**BRIEF**: Return, without pictures, the lines from the start of the data through the one that contains "const xAxisTitle = 'Standardized".

════════

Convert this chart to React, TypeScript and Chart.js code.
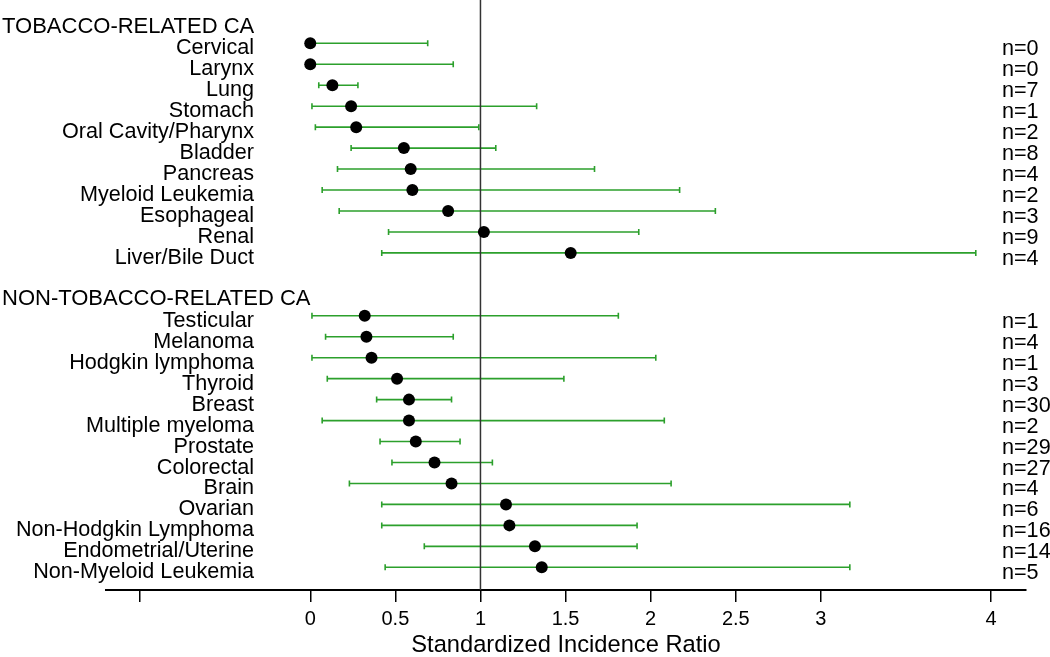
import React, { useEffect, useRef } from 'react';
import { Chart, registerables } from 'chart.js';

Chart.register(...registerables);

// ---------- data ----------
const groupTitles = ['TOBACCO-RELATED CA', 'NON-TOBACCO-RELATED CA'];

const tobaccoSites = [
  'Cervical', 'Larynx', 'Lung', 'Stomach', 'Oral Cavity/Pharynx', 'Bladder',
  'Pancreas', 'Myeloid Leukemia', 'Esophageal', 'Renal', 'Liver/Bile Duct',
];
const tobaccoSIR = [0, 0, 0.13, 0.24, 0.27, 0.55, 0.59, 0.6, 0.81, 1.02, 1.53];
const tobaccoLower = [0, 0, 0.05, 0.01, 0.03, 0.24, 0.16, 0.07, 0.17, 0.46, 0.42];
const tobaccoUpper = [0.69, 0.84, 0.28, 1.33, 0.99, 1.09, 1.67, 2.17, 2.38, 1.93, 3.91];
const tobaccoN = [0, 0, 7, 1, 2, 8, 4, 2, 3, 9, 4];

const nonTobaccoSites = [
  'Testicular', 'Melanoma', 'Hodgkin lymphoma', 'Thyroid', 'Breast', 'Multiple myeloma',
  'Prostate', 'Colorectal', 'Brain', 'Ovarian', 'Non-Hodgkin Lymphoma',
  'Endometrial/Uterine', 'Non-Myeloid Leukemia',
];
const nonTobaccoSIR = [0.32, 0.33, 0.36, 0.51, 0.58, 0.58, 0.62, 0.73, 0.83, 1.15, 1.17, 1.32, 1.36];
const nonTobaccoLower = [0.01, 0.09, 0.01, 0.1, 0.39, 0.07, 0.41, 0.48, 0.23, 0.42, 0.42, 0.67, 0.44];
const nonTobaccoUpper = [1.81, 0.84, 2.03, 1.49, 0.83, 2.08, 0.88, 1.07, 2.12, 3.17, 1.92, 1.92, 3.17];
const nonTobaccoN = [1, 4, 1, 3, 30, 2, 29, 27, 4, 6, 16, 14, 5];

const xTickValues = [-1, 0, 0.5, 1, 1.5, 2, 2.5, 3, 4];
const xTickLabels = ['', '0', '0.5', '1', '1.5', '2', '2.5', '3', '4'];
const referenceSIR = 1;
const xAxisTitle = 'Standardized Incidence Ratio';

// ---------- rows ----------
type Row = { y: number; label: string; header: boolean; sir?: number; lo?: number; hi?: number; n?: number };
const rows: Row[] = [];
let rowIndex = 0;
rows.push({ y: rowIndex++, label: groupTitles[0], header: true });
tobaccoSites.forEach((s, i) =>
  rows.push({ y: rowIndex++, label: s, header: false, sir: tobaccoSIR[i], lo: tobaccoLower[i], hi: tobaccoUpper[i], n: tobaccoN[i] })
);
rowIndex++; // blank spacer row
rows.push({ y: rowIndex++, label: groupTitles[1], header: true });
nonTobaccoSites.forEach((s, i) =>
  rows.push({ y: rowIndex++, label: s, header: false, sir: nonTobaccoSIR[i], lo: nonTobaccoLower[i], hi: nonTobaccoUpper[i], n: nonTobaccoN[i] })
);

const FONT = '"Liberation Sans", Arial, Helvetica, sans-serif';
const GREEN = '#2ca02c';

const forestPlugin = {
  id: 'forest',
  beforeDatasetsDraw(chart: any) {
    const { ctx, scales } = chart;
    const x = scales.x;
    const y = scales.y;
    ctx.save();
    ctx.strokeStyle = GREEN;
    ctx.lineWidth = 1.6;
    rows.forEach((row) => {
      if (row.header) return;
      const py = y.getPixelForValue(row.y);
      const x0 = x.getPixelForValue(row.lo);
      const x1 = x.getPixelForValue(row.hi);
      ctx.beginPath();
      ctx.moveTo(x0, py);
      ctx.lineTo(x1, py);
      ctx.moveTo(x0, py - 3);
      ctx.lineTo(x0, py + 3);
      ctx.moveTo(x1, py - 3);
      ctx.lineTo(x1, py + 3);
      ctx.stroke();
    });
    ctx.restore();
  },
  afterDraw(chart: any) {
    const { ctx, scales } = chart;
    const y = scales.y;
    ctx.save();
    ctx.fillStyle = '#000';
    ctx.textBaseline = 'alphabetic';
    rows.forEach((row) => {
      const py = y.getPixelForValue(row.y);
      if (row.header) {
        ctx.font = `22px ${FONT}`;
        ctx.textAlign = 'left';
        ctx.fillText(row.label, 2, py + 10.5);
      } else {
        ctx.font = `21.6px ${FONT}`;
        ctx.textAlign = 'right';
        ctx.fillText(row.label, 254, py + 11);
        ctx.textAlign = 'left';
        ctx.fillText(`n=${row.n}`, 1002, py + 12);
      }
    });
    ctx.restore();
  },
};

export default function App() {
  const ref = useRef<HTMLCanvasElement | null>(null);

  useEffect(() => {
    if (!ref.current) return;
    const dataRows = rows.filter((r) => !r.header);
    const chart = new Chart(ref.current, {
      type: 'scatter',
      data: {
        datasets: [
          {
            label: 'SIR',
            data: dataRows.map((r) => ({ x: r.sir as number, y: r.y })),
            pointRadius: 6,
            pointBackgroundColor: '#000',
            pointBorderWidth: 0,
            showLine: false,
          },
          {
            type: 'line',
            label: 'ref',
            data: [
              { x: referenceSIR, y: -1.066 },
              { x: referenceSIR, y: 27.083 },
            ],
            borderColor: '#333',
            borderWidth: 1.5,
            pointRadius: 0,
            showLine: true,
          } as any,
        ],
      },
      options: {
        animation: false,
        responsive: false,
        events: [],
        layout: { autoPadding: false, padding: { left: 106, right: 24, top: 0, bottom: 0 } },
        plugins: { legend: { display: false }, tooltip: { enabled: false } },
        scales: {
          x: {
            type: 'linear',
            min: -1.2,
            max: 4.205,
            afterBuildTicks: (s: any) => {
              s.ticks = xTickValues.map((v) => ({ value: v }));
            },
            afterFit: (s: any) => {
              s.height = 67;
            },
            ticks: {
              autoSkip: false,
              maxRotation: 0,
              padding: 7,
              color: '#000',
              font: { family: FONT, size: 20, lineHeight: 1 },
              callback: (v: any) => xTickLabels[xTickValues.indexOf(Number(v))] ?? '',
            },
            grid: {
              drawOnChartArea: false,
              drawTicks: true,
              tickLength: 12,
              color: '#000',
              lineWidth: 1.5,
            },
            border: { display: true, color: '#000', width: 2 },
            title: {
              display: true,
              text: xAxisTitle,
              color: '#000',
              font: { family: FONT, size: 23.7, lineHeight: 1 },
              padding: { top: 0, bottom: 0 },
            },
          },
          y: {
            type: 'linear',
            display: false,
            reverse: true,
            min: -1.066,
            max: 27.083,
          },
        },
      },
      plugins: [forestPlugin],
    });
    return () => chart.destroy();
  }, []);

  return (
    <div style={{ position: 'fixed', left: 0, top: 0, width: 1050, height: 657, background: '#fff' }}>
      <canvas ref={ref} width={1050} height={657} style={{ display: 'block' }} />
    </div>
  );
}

════════

**FULL RESPONSE**:
Convert this chart to React, TypeScript and Chart.js code.
import React, { useEffect, useRef } from 'react';
import { Chart, registerables } from 'chart.js';

Chart.register(...registerables);

// ---------- data ----------
const groupTitles = ['TOBACCO-RELATED CA', 'NON-TOBACCO-RELATED CA'];

const tobaccoSites = [
  'Cervical', 'Larynx', 'Lung', 'Stomach', 'Oral Cavity/Pharynx', 'Bladder',
  'Pancreas', 'Myeloid Leukemia', 'Esophageal', 'Renal', 'Liver/Bile Duct',
];
const tobaccoSIR = [0, 0, 0.13, 0.24, 0.27, 0.55, 0.59, 0.6, 0.81, 1.02, 1.53];
const tobaccoLower = [0, 0, 0.05, 0.01, 0.03, 0.24, 0.16, 0.07, 0.17, 0.46, 0.42];
const tobaccoUpper = [0.69, 0.84, 0.28, 1.33, 0.99, 1.09, 1.67, 2.17, 2.38, 1.93, 3.91];
const tobaccoN = [0, 0, 7, 1, 2, 8, 4, 2, 3, 9, 4];

const nonTobaccoSites = [
  'Testicular', 'Melanoma', 'Hodgkin lymphoma', 'Thyroid', 'Breast', 'Multiple myeloma',
  'Prostate', 'Colorectal', 'Brain', 'Ovarian', 'Non-Hodgkin Lymphoma',
  'Endometrial/Uterine', 'Non-Myeloid Leukemia',
];
const nonTobaccoSIR = [0.32, 0.33, 0.36, 0.51, 0.58, 0.58, 0.62, 0.73, 0.83, 1.15, 1.17, 1.32, 1.36];
const nonTobaccoLower = [0.01, 0.09, 0.01, 0.1, 0.39, 0.07, 0.41, 0.48, 0.23, 0.42, 0.42, 0.67, 0.44];
const nonTobaccoUpper = [1.81, 0.84, 2.03, 1.49, 0.83, 2.08, 0.88, 1.07, 2.12, 3.17, 1.92, 1.92, 3.17];
const nonTobaccoN = [1, 4, 1, 3, 30, 2, 29, 27, 4, 6, 16, 14, 5];

const xTickValues = [-1, 0, 0.5, 1, 1.5, 2, 2.5, 3, 4];
const xTickLabels = ['', '0', '0.5', '1', '1.5', '2', '2.5', '3', '4'];
const referenceSIR = 1;
const xAxisTitle = 'Standardized Incidence Ratio';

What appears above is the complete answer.